SUPPLY: The government reported that the rate of sales of new homes dropped more than 35 percent in November, to 407,000 from a year earlier, the slowest pace in nearly 18 years. Only 28,000 homes sold in November. Although new home inventory levels dropped slightly in November from a month earlier, some economists believe that that’s because builders have simply stopped building or are renting out homes they’ve already built until conditions improve. Inventories of existing homes rose to a 11.2-month supply in November, up from a 10.3-month supply a month earlier, according to the National Association of Realtors.
For builders like Perry Bigelow, chairman of Bigelow Homes in Aurora, Ill., sales of new homes won’t improve until the government gets a handle on foreclosures, which are swelling the market of available homes. His target market — first-time and first-time move up buyers — are purchasing those right now rather than new homes — and even if he cuts costs to the bone, he can’t compete with their prices. “I can’t afford to build,” says Bigelow, whose houses range from about $175,000 to $250,000.

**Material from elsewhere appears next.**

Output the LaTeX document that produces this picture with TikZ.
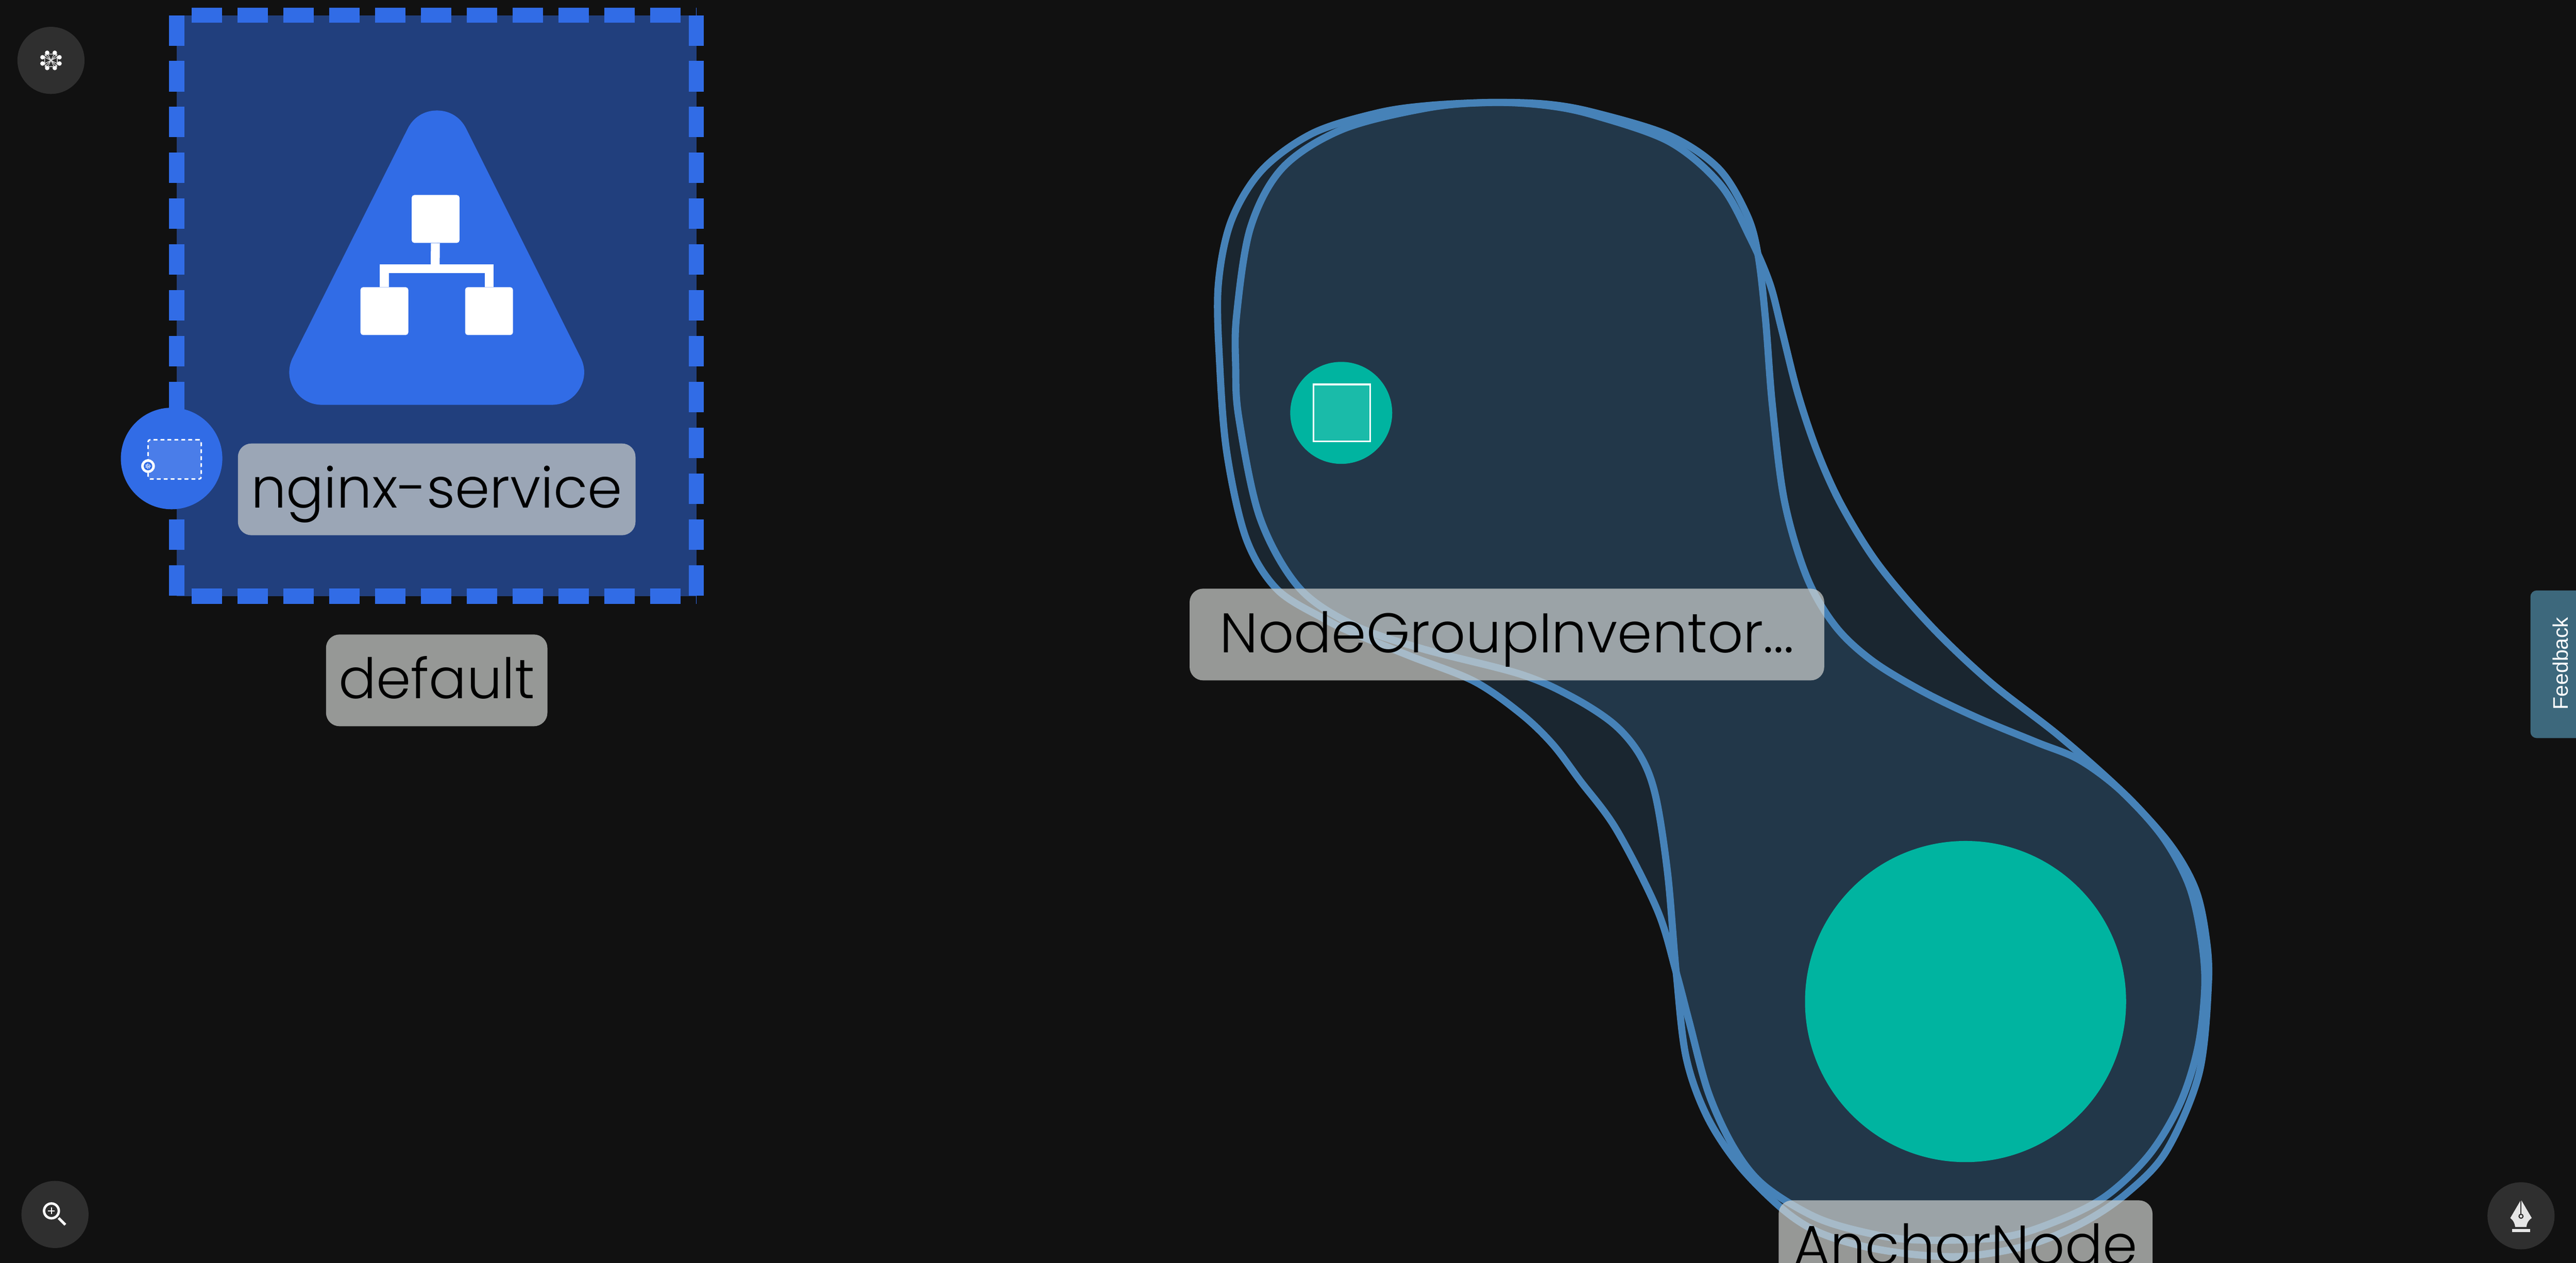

Peter Morici, a business professor at the University of Maryland, says that although the Obama administration and Congress will probably enact plans to help stem foreclosures — ”what is politically feasible to help the little guy” — builders themselves are unlikely to get any bailouts. One of the roots of the current economic problems, he contends, is that builders created more houses than people needed during the boom years and now are suffering the consequences. “It would be madness to subsidize the creation of more housing,” he says.
LABOR: Howard says that NAHB wants to make sure that the government doesn’t hold builders responsible for illegal immigrants employed by subcontractors and that standards are set for verifying the legal status of workers they employ directly. Moreover, an administration and Congress that’s controlled by Democrats is likely to be more favorable to unions, and big builders are a target for those who want to unionize workers. “We have to be on guard,” he says.
But business professor Morici says it isn’t realistic for builders to expect anti-union initiatives from the government at a time when unemployment is growing rapidly. In his view, “the idea will get no mileage at all.”
GROWTH: Obama made his support of green issues a centerpiece of his campaign, and Howard wants to make sure that doesn’t translate into protective regulations that hamstring the housing industry. “The fear with a Democratic administration is that those who oppose growth will be given carte blanche,” he says. NAHB favors peer-reviewed regulations that will be cost-effective and will balance environmental concerns with affordability. However, Morici believes any change that weakens environmental regulations won’t get very far with the new administration or Congress.
Of course, another way that municipalities control growth is by increasing impact fees for schools, roads, sewers and parks. Because these costs must be passed along to home buyers, they also reduce affordability. Stephen Nardella, senior vice president of Winchester Homes in Bethesda, Md., says impact fees in his area can be as high as $30,000 a house and are equivalent to raising taxes on corporations and home buyers. He understands cash-strapped municipalities may be tempted to raise impact fees to offset revenues that are reduced when home assessments fall. But he hopes that Obama will use his clout to convince local governments that now is not the time to do that. “I hope the administration will send a message to local governments to give impact fees a 'time out’,” he says. “It will lighten the load on everyone.”